Print exactly the lines that run from the line containing "Write a Python" to the line containing "fontsize=16, fontweight='bold', labelpad=16)", both included, and nothing else; pictures stay out.

— start Provided information —

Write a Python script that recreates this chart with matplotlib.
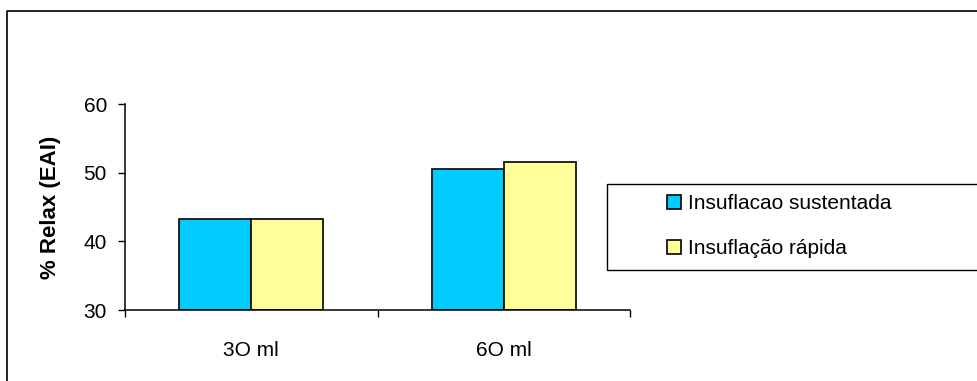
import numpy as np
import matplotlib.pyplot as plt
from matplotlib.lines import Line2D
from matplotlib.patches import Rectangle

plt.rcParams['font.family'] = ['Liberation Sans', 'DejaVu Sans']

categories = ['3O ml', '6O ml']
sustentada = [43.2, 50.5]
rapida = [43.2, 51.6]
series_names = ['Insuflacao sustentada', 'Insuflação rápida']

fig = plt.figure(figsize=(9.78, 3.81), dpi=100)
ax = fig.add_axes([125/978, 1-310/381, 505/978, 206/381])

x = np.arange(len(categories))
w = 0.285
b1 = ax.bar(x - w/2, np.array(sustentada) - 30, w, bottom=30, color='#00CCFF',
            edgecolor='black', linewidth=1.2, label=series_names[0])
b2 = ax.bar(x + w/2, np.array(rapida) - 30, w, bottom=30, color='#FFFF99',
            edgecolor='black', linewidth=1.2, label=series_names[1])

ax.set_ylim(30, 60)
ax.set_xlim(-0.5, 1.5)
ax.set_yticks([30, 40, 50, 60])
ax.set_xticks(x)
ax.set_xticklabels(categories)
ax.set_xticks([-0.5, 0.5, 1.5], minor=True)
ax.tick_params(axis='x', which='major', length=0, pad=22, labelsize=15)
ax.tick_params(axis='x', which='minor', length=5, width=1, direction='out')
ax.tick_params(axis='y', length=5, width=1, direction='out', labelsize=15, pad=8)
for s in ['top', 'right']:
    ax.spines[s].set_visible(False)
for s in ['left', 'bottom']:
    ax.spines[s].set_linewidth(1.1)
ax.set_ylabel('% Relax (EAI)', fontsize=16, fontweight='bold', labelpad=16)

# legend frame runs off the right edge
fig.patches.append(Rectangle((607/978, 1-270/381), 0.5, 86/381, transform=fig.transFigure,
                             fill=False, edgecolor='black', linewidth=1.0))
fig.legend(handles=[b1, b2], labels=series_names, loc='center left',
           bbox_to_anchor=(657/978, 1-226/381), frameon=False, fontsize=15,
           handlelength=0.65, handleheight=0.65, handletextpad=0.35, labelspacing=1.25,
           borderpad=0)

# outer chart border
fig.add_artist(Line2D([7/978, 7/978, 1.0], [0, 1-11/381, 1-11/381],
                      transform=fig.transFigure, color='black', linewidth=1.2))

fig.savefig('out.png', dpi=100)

— end Provided information —
— start Provided information —

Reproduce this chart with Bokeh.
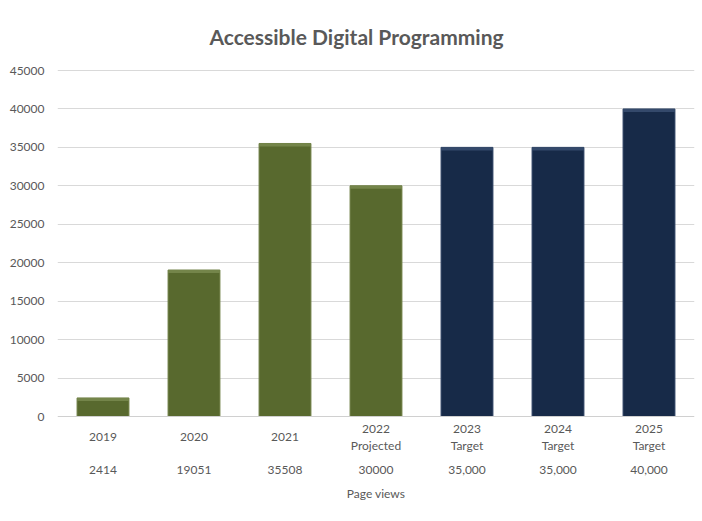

— end Provided information —
— start Provided information —

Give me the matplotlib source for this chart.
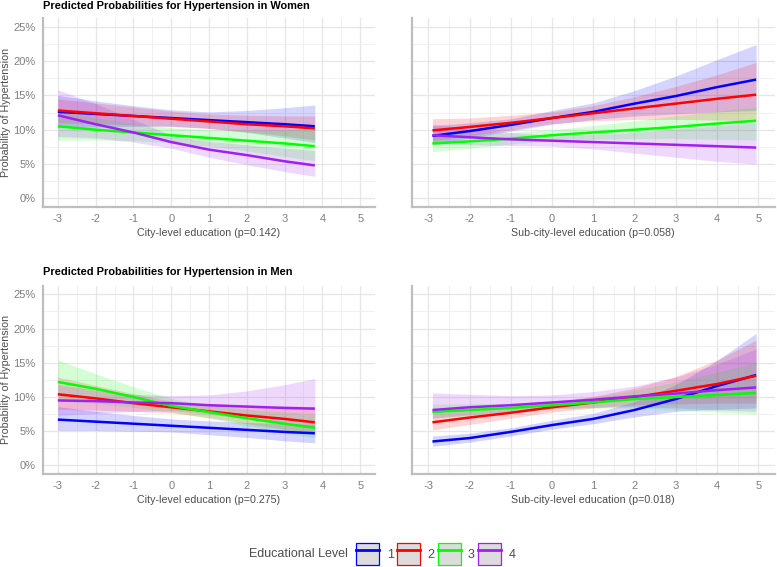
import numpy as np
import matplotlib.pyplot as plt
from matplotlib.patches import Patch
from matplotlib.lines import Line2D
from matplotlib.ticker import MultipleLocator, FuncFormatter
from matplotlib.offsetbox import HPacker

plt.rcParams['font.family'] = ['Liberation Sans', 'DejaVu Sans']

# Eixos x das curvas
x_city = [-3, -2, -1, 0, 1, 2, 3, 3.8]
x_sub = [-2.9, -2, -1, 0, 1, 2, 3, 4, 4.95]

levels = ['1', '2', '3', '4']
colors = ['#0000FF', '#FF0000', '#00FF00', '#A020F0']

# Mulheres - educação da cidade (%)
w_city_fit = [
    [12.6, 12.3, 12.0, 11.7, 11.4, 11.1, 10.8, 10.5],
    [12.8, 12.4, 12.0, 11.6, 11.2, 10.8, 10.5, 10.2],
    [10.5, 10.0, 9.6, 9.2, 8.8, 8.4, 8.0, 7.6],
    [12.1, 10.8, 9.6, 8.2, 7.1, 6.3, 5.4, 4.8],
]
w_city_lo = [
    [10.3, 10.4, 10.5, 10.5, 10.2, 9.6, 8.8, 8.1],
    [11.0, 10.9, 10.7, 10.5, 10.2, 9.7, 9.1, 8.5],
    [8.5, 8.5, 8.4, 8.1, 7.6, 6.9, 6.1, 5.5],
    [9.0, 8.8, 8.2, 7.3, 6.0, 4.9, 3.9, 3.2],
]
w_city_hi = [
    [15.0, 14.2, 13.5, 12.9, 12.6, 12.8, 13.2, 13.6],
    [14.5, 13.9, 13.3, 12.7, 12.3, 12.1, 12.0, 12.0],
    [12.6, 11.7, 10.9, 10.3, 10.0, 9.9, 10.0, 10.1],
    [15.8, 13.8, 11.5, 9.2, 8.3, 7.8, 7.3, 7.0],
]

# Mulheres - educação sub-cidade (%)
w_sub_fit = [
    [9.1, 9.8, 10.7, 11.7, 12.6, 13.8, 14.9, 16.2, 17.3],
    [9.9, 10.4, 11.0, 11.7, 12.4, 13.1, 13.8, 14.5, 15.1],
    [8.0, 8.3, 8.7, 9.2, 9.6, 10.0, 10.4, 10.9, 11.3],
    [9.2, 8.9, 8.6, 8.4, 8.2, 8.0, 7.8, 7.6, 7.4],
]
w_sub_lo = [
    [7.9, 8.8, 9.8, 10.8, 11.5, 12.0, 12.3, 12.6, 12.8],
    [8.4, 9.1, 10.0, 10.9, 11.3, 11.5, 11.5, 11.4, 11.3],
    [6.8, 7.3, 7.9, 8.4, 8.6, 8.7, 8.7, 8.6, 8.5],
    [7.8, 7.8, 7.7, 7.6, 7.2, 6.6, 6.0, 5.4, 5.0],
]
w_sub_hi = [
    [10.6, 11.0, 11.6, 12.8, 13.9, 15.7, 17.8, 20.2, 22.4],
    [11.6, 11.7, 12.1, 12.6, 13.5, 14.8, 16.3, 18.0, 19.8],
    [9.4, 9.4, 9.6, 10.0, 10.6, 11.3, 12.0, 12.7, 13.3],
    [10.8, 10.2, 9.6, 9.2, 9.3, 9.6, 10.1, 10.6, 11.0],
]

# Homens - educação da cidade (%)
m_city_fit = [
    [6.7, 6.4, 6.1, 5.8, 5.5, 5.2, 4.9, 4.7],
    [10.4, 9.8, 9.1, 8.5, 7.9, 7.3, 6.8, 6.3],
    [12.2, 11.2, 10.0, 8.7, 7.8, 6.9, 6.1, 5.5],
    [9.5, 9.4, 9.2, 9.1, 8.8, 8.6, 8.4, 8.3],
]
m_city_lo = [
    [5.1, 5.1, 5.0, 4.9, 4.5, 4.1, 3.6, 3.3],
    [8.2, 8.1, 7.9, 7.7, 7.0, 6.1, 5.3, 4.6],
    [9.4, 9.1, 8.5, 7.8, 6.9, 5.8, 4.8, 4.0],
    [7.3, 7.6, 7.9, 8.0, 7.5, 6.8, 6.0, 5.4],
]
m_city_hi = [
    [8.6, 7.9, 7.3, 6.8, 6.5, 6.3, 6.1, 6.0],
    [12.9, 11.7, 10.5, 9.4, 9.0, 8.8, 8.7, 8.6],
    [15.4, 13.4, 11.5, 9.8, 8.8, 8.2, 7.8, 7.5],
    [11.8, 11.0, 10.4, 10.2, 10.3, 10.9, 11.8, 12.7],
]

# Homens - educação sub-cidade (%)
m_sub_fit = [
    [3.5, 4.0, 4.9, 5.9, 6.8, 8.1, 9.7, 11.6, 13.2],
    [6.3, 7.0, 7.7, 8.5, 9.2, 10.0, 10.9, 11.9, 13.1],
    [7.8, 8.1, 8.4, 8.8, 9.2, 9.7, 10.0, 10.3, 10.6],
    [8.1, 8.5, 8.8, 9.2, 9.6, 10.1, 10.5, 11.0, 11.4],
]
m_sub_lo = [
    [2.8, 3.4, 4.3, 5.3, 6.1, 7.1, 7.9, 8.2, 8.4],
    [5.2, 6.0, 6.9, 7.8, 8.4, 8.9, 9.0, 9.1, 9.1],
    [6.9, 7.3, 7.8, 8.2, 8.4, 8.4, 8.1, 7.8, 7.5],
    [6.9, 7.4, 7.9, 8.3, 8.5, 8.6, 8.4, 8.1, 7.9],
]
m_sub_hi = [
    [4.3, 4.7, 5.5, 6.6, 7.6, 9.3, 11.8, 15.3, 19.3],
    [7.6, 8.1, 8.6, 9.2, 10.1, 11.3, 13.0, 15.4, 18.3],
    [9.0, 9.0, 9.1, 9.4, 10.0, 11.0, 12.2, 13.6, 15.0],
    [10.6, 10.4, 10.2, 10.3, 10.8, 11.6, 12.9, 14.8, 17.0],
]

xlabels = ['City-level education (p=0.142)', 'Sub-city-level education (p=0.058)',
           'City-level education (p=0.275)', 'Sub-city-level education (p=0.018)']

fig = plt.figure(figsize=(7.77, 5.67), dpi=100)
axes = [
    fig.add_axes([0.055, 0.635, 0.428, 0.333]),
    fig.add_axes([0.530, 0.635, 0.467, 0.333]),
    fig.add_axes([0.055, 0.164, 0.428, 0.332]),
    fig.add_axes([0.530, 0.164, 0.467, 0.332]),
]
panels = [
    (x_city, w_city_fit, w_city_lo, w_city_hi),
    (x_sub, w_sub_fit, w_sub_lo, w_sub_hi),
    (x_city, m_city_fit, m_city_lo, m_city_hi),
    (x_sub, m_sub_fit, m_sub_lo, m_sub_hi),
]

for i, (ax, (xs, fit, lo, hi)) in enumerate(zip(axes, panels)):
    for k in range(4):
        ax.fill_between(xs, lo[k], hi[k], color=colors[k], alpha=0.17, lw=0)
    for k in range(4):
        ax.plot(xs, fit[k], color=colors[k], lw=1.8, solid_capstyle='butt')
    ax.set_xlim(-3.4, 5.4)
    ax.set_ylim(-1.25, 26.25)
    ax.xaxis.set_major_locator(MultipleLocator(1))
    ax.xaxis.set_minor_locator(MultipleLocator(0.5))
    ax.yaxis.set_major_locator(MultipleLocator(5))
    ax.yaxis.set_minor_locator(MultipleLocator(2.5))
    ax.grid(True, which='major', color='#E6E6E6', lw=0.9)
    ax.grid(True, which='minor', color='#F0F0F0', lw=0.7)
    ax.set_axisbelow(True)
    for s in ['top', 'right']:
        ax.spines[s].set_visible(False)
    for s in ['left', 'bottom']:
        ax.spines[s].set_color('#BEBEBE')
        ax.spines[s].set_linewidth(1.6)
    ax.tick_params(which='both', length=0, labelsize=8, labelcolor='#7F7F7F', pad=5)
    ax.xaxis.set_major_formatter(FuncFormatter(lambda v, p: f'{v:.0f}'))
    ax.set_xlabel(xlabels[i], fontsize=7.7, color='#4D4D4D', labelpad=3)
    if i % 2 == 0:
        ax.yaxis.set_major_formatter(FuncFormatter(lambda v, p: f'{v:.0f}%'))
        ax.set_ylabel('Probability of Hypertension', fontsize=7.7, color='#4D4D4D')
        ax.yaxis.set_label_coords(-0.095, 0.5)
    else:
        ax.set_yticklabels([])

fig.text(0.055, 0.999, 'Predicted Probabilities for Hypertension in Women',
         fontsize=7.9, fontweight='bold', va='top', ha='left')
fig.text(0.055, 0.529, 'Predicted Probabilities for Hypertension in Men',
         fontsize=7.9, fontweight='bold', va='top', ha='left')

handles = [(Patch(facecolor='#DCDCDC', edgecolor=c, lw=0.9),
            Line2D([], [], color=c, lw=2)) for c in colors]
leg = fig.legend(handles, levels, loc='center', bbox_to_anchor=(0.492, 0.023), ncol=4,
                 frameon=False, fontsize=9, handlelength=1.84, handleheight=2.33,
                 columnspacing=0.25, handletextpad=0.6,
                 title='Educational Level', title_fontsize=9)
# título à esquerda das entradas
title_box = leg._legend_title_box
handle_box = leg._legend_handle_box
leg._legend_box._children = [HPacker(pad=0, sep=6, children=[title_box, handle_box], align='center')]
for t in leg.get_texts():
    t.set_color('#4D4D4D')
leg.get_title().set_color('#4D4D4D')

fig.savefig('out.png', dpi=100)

— end Provided information —

* **Exercise solution**
Write a Python script that recreates this chart with matplotlib.
import numpy as np
import matplotlib.pyplot as plt
from matplotlib.lines import Line2D
from matplotlib.patches import Rectangle

plt.rcParams['font.family'] = ['Liberation Sans', 'DejaVu Sans']

categories = ['3O ml', '6O ml']
sustentada = [43.2, 50.5]
rapida = [43.2, 51.6]
series_names = ['Insuflacao sustentada', 'Insuflação rápida']

fig = plt.figure(figsize=(9.78, 3.81), dpi=100)
ax = fig.add_axes([125/978, 1-310/381, 505/978, 206/381])

x = np.arange(len(categories))
w = 0.285
b1 = ax.bar(x - w/2, np.array(sustentada) - 30, w, bottom=30, color='#00CCFF',
            edgecolor='black', linewidth=1.2, label=series_names[0])
b2 = ax.bar(x + w/2, np.array(rapida) - 30, w, bottom=30, color='#FFFF99',
            edgecolor='black', linewidth=1.2, label=series_names[1])

ax.set_ylim(30, 60)
ax.set_xlim(-0.5, 1.5)
ax.set_yticks([30, 40, 50, 60])
ax.set_xticks(x)
ax.set_xticklabels(categories)
ax.set_xticks([-0.5, 0.5, 1.5], minor=True)
ax.tick_params(axis='x', which='major', length=0, pad=22, labelsize=15)
ax.tick_params(axis='x', which='minor', length=5, width=1, direction='out')
ax.tick_params(axis='y', length=5, width=1, direction='out', labelsize=15, pad=8)
for s in ['top', 'right']:
    ax.spines[s].set_visible(False)
for s in ['left', 'bottom']:
    ax.spines[s].set_linewidth(1.1)
ax.set_ylabel('% Relax (EAI)', fontsize=16, fontweight='bold', labelpad=16)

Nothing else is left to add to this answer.